**Task to complete**. Starting with the first line below, extract each line through the one that contains "Sans', size: 19", inclusive, excluding pictures.

**Data excerpt**.

====

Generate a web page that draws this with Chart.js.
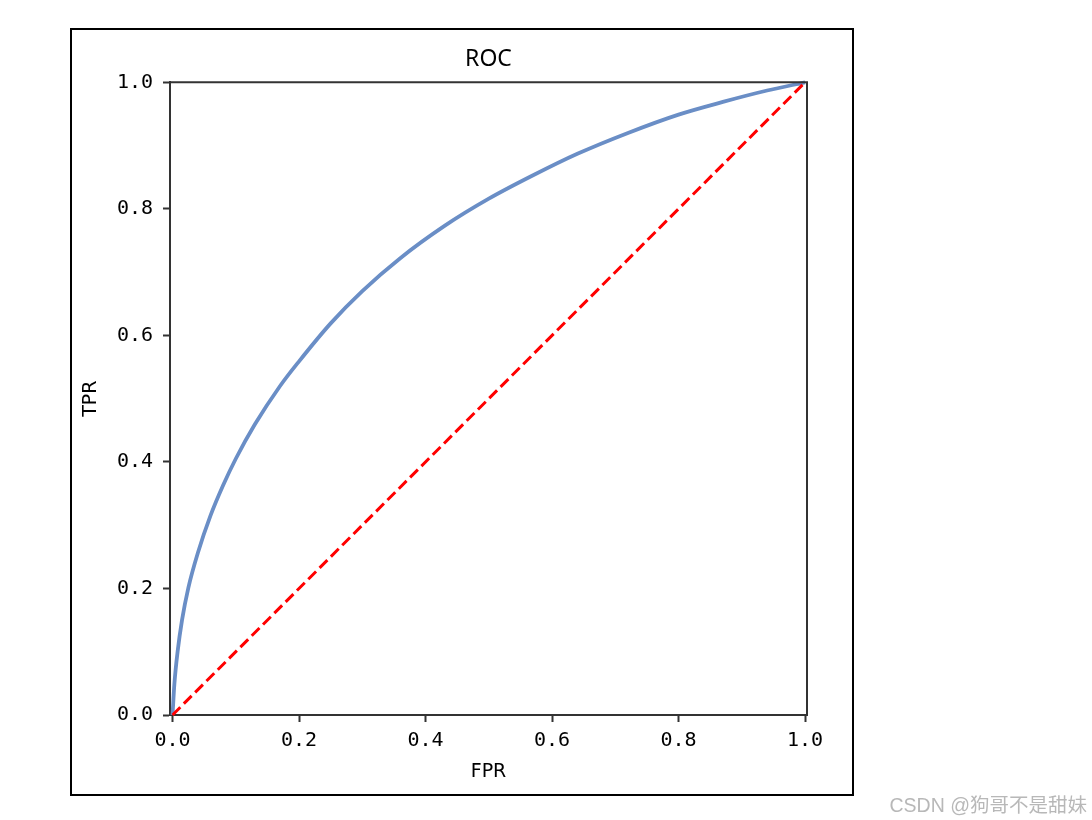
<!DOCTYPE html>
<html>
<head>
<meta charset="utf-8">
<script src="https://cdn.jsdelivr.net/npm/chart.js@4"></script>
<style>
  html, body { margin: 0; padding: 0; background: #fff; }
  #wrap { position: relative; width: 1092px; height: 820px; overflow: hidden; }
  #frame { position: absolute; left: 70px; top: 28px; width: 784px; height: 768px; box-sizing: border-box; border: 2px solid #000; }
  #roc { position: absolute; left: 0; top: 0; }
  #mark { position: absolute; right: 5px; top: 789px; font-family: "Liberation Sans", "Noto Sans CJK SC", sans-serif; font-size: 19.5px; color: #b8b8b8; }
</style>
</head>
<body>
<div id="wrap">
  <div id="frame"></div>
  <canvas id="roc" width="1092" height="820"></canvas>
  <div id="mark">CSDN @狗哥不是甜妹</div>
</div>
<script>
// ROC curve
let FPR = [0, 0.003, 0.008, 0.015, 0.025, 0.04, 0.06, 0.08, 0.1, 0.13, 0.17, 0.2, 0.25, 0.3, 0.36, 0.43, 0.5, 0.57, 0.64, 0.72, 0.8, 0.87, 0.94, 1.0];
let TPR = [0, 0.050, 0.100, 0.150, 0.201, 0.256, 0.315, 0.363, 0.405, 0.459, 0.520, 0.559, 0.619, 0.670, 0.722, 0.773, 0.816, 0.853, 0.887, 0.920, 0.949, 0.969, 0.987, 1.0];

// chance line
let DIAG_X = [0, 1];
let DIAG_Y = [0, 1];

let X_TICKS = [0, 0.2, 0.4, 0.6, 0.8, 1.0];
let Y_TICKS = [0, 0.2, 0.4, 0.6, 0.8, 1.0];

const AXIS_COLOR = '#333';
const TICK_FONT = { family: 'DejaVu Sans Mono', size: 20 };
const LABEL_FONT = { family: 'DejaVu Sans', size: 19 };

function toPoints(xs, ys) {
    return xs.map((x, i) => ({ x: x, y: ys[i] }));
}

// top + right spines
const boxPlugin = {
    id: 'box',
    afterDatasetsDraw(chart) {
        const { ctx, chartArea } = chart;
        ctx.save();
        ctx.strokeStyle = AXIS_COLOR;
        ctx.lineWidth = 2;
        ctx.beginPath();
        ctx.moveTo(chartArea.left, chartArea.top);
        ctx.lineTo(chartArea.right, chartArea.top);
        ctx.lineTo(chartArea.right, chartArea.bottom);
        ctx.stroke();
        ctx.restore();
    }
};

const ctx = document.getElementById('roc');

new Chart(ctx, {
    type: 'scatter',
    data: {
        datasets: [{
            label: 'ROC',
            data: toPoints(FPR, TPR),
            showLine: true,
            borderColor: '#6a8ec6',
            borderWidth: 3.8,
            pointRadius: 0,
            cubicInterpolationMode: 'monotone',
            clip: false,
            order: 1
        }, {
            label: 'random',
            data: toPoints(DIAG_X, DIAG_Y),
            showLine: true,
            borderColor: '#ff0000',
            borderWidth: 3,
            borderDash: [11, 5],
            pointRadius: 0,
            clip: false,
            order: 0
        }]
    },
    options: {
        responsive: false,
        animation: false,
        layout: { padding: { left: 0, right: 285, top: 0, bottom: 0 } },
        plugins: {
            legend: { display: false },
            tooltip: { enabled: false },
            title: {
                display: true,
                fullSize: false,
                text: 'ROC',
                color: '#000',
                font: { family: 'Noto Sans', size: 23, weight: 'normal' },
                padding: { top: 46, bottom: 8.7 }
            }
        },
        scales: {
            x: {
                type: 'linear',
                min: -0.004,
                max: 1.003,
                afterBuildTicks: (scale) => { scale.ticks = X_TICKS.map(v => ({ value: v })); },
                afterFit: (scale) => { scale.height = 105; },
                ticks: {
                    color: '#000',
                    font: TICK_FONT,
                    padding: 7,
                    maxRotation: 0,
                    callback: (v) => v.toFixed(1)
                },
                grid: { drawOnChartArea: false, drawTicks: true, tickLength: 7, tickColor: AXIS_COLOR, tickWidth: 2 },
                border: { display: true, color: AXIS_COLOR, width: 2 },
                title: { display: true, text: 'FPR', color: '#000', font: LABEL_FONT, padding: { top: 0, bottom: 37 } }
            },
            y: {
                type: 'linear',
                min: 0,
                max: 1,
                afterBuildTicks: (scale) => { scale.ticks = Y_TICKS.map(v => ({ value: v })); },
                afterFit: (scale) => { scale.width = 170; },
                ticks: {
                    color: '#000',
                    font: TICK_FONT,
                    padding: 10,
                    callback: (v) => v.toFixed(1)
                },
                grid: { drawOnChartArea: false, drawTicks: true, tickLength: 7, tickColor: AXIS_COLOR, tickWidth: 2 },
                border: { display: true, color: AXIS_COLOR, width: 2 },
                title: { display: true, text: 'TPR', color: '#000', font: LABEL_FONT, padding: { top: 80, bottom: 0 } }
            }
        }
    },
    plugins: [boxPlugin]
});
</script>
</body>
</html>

====

**Expected answer**.
Generate a web page that draws this with Chart.js.
<!DOCTYPE html>
<html>
<head>
<meta charset="utf-8">
<script src="https://cdn.jsdelivr.net/npm/chart.js@4"></script>
<style>
  html, body { margin: 0; padding: 0; background: #fff; }
  #wrap { position: relative; width: 1092px; height: 820px; overflow: hidden; }
  #frame { position: absolute; left: 70px; top: 28px; width: 784px; height: 768px; box-sizing: border-box; border: 2px solid #000; }
  #roc { position: absolute; left: 0; top: 0; }
  #mark { position: absolute; right: 5px; top: 789px; font-family: "Liberation Sans", "Noto Sans CJK SC", sans-serif; font-size: 19.5px; color: #b8b8b8; }
</style>
</head>
<body>
<div id="wrap">
  <div id="frame"></div>
  <canvas id="roc" width="1092" height="820"></canvas>
  <div id="mark">CSDN @狗哥不是甜妹</div>
</div>
<script>
// ROC curve
let FPR = [0, 0.003, 0.008, 0.015, 0.025, 0.04, 0.06, 0.08, 0.1, 0.13, 0.17, 0.2, 0.25, 0.3, 0.36, 0.43, 0.5, 0.57, 0.64, 0.72, 0.8, 0.87, 0.94, 1.0];
let TPR = [0, 0.050, 0.100, 0.150, 0.201, 0.256, 0.315, 0.363, 0.405, 0.459, 0.520, 0.559, 0.619, 0.670, 0.722, 0.773, 0.816, 0.853, 0.887, 0.920, 0.949, 0.969, 0.987, 1.0];

// chance line
let DIAG_X = [0, 1];
let DIAG_Y = [0, 1];

let X_TICKS = [0, 0.2, 0.4, 0.6, 0.8, 1.0];
let Y_TICKS = [0, 0.2, 0.4, 0.6, 0.8, 1.0];

const AXIS_COLOR = '#333';
const TICK_FONT = { family: 'DejaVu Sans Mono', size: 20 };
const LABEL_FONT = { family: 'DejaVu Sans', size: 19 };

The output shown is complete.